Alla fine dell’Ottocento, uno dei poeti e drammaturghi più in voga e più amati dai critici letterari e dagli accademici era Felice Cavallotti, detto «Il Bardo della Democrazia», passato ai posteri più per la sua irruenta attività di politico radicale che per la sua scrittura, oggi del tutto dimenticata.
Non parliamo poi dei libri scritti da uno e attribuiti a un altro. Scarlatti ne ricorda a decine e dei più clamorosi, distinguendo tra «libri adottivi» e «sostituzioni di paternità», a seconda che chi li firmava fosse d’accordo con chi li scriveva per lui (oggi si chiamerebbero ghostwriters) o che si trattasse di plagi belli e buoni. Alexandre Dumas padre produsse centinaia di opere, a getto continuo. Gli editori e stampatori ne erano felici, perché ci guadagnavano, lui aveva messo su un’industria che comprendeva parecchi operai della scrittura. Persino del Conte di Montecristo e dei Tre moschettieri si dubita, essendo state probabilmente composte con l’aiuto determinante di svariati collaboratori. Seguono amenità e spigolature gustosissime. Per esempio su quello che si trova scritto sul frontespizio o nei margini dei libri, attribuzioni di proprietà, minacce per i ladri, commenti al testo. Uno che si divertiva a deturpare i volumi di una biblioteca di Firenze era il giovane Giosuè Carducci, che su una pagina di un esemplare dell’Acerba di Cecco d’Ascoli scrisse: «Non dire mal del gran poeta Dante, / Ciuco, bestia, c….. et ignorante». Peraltro firmandosi Messer Guccio di Lapo, 1631.

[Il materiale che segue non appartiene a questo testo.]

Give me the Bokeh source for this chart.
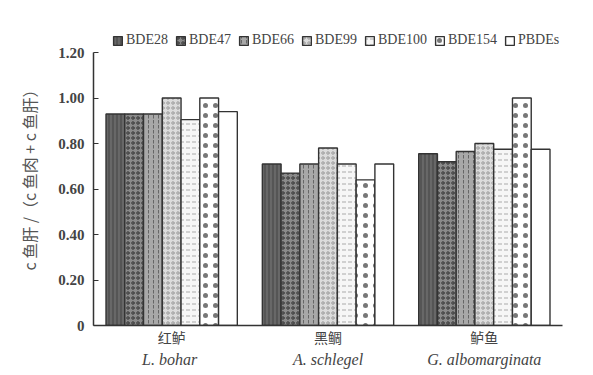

Si definisce «bibliolitia» l’atto di distruggere i libri. Il che avviene talvolta per mano dell’autore stesso, pentitosi di averne scritto e diffuso uno. Un caso interessante: Charles Augustin de Sainte-Beuve compose un Livre d’Amour, 45 poesie dedicate alla moglie di Victor Hugo. Ma il rischio di uno scandalo era troppo evidente, e il poeta, preso da scrupoli, ne fece distruggere tutta l’edizione. O meglio, non tutta, dato che alcuni esemplari erano già stati regalati agli amici. Cercò quindi di farseli restituire o di ricomprarli, ma qualcuno gli sfuggì e arrivò in seguito, sul mercato antiquario, a valutazioni altissime.
Il capitolo dedicato ai titoli è poi tutto da leggere per la presenza di assurdità incredibili. Idem quello sulle testate dei giornali (alcune delle quali ancora sopravvivono!). Una menzione speciale va al curatore dell’opera, Matteo Noja, per il suo straordinario lavoro sulle note. Uno spettacolare percorso nel labirinto di un vero bibliomane.